Fais un bisou

Ce week-end, j’ai regardé la vidéo sur le consentement pour les enfants, ce qui m’a rappelé quelques souvenirs culpabilisants que je vois aujourd’hui sous un autre jour : celui du respect des limites des enfants.

 

Je reprends pour celleux qui n’auraient pas suivi les dernières prises de conscience sur ce genre de sujet. Il semble très (trop) récent qu’on se dise enfin que forcer un enfant à faire un bisou à machin-e ce n’est pas une bonne chose.

Combien de fois ai-je vu des parents, enfants en bas âge dans les bras, dire « tu fais un bisou à tati ? » ou « tu fais un bisou à Philippe ? Allez, fais un bisou » « regarde maintenant, iel est triste, si tu ne lui fais pas de bisou », etc. Ces « fausses questions » donnent l’impression à l’enfant qu’il a le choix, alors qu’en réalité il ne l’a pas, puisque les adultes s’offusquent si l’enfant refuse.

C’est incroyablement culpabilisant. Sans s’en rendre compte, les parents forcent l’enfant à faire quelque chose dont il n’a pas envie ou, vu son âge, qu’il ne comprend pas.

On parle ici d’un acte à la fois intrusif et très anodin. Faire un bisou, pour nous, adulte, c’est se dire bonjour (bien que la bise soit réservée aux femmes et aux enfants…nous y reviendrons dans un autre article). Mais pour un enfant, cet acte social peut être vécu comme une violence, puisqu’on le lui impose. On ne respecte ses limites. À cela s’ajoute la culpabilisation de blesser un-e adulte en refusant de lui faire plaisir.

Le souci, c’est qu’en faisant cela on apprend à l’enfant à ressentir de la culpabilité lorsqu’il répond négativement aux désirs d’un-e adulte. On demande aux enfants de faire un bisou à n’importe qui famille ou ami-es, qu’iels soient proches de l’enfant ou non. Et l’enfant doit faire plaisir à toutes ces personnes en leur faisant un bisou, sinon il les blessera. Dans ces conditions, comment l’enfant peut-il identifier quand un-e adulte lui veut du mal ou quand l’adulte outrepasse les limites ?

 

Cette injonction ne s’arrête pas avec l’âge, puisque même lorsque l’enfant est capable de communiquer, d’exprimer un « non » ou un « oui », une opinion, etc., on lui somme encore d’aller embrasser sa grand-mère, son oncle ou qui sais-je pour lui dire bonjour, et s’il n’a pas envie, on lui dit de faire un effort. Le message est donc « force-toi pour faire plaisir à l’autre ». Ici encore, on est sur un message dangereux qui pourrait contribuer à la culpabilisation de l’enfant abusé par un adulte.

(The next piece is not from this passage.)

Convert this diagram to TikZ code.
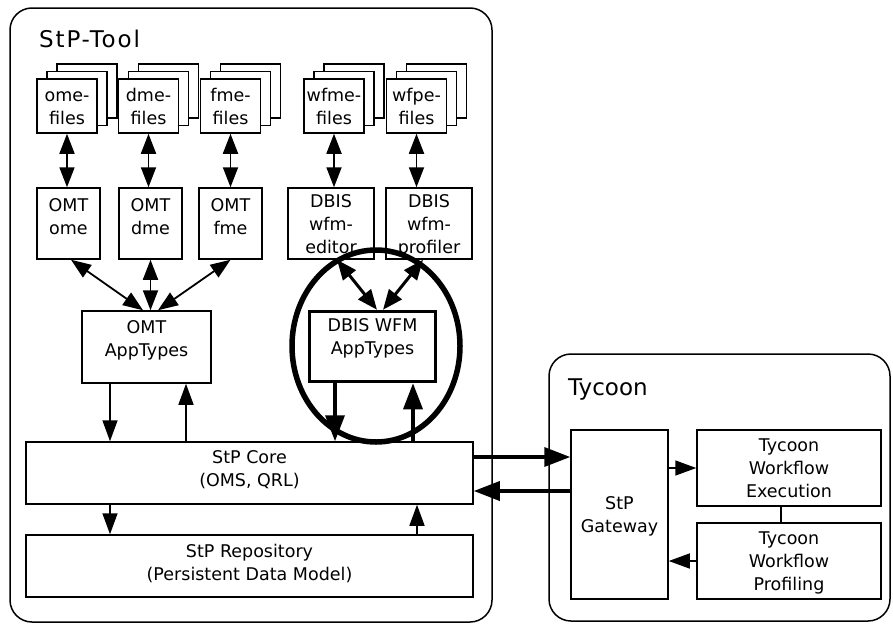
\documentclass[tikz,border=0pt]{standalone}
\usepackage{fontspec}
\setmainfont{DejaVu Sans}
\newfontfamily\spacedfont[LetterSpace=8]{DejaVu Sans}
\usetikzlibrary{arrows.meta,calc}
\newcommand\filestack[4]{%
  \draw[boxline,fill=white] (#2-10,#3-42) rectangle (#2+50,#3+12);
  \draw[boxline,fill=white] (#2-20,#3-34.5) rectangle (#2+40,#3+19.5);
  \node[filebox] (#1) at (#2,#3) {#4};
}
\begin{document}
\begin{tikzpicture}[x=1pt,y=-1pt,
  boxline/.style={line width=1.5pt},
  box/.style={draw,line width=1.5pt,fill=white,inner sep=0pt,align=center,font=\fontsize{17.5}{23}\selectfont},
  two/.style={text height=36pt,text depth=#1},
  three/.style={text height=59pt,text depth=#1},
  filebox/.style={box,two=-8pt,minimum width=60pt,minimum height=54pt},
  container/.style={draw,line width=1.5pt,rounded corners=22pt,inner sep=0pt},
  title/.style={inner sep=0pt,anchor=base west,font=\fontsize{23}{27}\selectfont},
  arr/.style={line width=1.5pt,-{Triangle[length=21pt,width=15pt]}},
  darr/.style={line width=1.8pt,{Triangle[length=20pt,width=15pt]}-{Triangle[length=20pt,width=15pt]}},
  tdarr/.style={line width=3pt,{Triangle[length=20pt,width=16pt]}-{Triangle[length=20pt,width=16pt]}},
  tarr/.style={line width=3.5pt,-{Triangle[length=26pt,width=19pt]}}
]
\fill[white] (0,0) rectangle (893,624);
\useasboundingbox (0,0) rectangle (893,624);
% containers
\node[container,minimum width=482pt,minimum height=614pt] (stptool) at (251,315) {};
\node[container,minimum width=341pt,minimum height=267pt] (tycoon) at (719.5,487.5) {};
\node[title] (t1) at (39,47) {\spacedfont StP-Tool};
\node[title] (t2) at (568,395) {Tycoon};
% file stacks
\filestack{omef}{67}{106}{ome-\\files}
\filestack{dmef}{148.5}{106}{dme-\\files}
\filestack{fmef}{230.5}{106}{fme-\\files}
\filestack{wfmef}{334}{106}{wfme-\\files}
\filestack{wfpef}{416.5}{106}{wfpe-\\files}
% editors
\node[box,two=15pt,minimum width=63pt,minimum height=71pt] (omtome) at (68.5,223.5) {OMT\\ome};
\node[box,two=15pt,minimum width=63pt,minimum height=71pt] (omtdme) at (150.5,223.5) {OMT\\dme};
\node[box,two=15pt,minimum width=63pt,minimum height=71pt] (omtfme) at (230.5,223.5) {OMT\\fme};
\node[box,three=-4pt,minimum width=86pt,minimum height=71pt] (dbised) at (331,223.5) {DBIS\\wfm-\\editor};
\node[box,three=-4pt,minimum width=86pt,minimum height=71pt] (dbispr) at (429,223.5) {DBIS\\wfm-\\profiler};
% app types
\node[box,two=18pt,minimum width=129pt,minimum height=72pt] (omtapp) at (146.5,347) {OMT\\AppTypes};
\node[box,two=20pt,line width=3.5pt,minimum width=126pt,minimum height=70pt] (dbisapp) at (372.5,346.5) {DBIS WFM\\AppTypes};
% core and repository
\node[box,two=10pt,minimum width=447pt,minimum height=62pt] (core) at (249.5,473) {StP Core\\(OMS, QRL)};
\node[box,two=8pt,minimum width=447pt,minimum height=62pt] (repo) at (249.5,566) {StP Repository\\(Persistent Data Model)};
% tycoon
\node[box,two=0pt,minimum width=97pt,minimum height=169pt] (gw) at (619.5,514.5) {StP\\Gateway};
\node[box,three=-1pt,minimum width=184pt,minimum height=76pt] (exec) at (789,468) {Tycoon\\Workflow\\Execution};
\node[box,three=0pt,minimum width=184pt,minimum height=76pt] (prof) at (789,561) {Tycoon\\Workflow\\Profiling};
% files <-> editors
\foreach \f/\o in {omef/omtome,dmef/omtdme,fmef/omtfme,wfmef/dbised,wfpef/dbispr}
  \draw[darr] (\f.south) -- (\f.south |- \o.north);
% editors <-> app types
\draw[darr] ([xshift=2.5pt]omtome.south) -- ([xshift=-3.5pt]omtapp.north);
\draw[darr] (omtdme.south) -- (omtdme.south |- omtapp.north);
\draw[darr] (omtfme.south) -- ([xshift=11.5pt]omtapp.north);
\draw[tdarr] ([xshift=6pt]dbised.south) -- ([xshift=4.5pt]dbisapp.north);
\draw[tdarr] ([xshift=-6pt]dbispr.south) -- ([xshift=10.5pt]dbisapp.north);
% app types <-> core
\coordinate (a1) at ([xshift=-36.5pt]omtapp.south);
\coordinate (a2) at ([xshift=39.5pt]omtapp.south);
\coordinate (a3) at ([xshift=-37.5pt]dbisapp.south);
\coordinate (a4) at ([xshift=40.5pt]dbisapp.south);
\draw[arr] (a1) -- (a1 |- core.north);
\draw[arr] (a2 |- core.north) -- (a2);
\draw[tarr] (a3) -- (a3 |- core.north);
\draw[tarr] (a4 |- core.north) -- (a4);
% core <-> repository
\coordinate (r1) at ([xshift=-139.5pt]core.south);
\coordinate (r2) at ([xshift=167.5pt]core.south);
\draw[arr] (r1) -- (r1 |- repo.north);
\draw[arr] (r2 |- repo.north) -- (r2);
% core <-> gateway
\coordinate (c1) at ([yshift=16pt]core.east);
\coordinate (c2) at ([yshift=-18pt]core.east);
\draw[tarr] (c1) -- (c1 -| gw.west);
\draw[tarr] (c2 -| gw.west) -- (c2);
% gateway <-> workflow
\draw[arr] (exec.west -| gw.east) -- (exec.west);
\draw[arr] (prof.west) -- (prof.west -| gw.east);
\draw[boxline] ([xshift=-8pt]exec.south) -- ([xshift=-8pt]prof.north);
% highlight ellipse
\draw[line width=5.5pt] (376,346) ellipse [x radius=84pt, y radius=96pt];
\end{tikzpicture}
\end{document}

Une fois l’enfance passée, le message est bien intégré et s’ajoute à un tas d’autres injonctions. Je pense que cette injonction au bisou n’est pas sans conséquence sur nos vies d’adultes et sur la culpabilité que l’on peut ressentir face à nos proches lorsqu’on leur refuse quelque chose.

 

 

Je pense que l’on peut tous et toutes faire quelque chose pour rendre notre environnement plus sécuritaire, pour nous protéger les un-es les autres. Et si on commençait avec les enfants ? Si on les aidait à ne pas reproduire nos propres erreurs ?

Cela peut être très simple : si vous êtes parent, ne forcez plus vos enfants à « faire un bisou », laissez-le/la estimez lui/elle-même ce qu’iel veut faire ou non sur ce sujet. C’est son corps, son espace. Cela ne veut pas dire être impoli ! Remplacez le bisou par un bonjour, c’est de la politesse élémentaire et ça ne demande aucun contact physique.

Si vous êtes un-e ami-e, un-e proche et que le parent insiste, dite-lui que non, ce n’est pas grave s’iel ne veut pas faire de bisous. Refusez de participer à cela gentiment en expliquant pourquoi.

Vous pouvez même demander à l’enfant s’il veut faire un bisou et le rassurer en lui disant qu’iel n’est pas obligé-e et que vous n’en êtes pas blessé-e.

Et si, vous-même, vous vous forcez encore à faire des bisous, il n’est pas trop tard pour changer ça.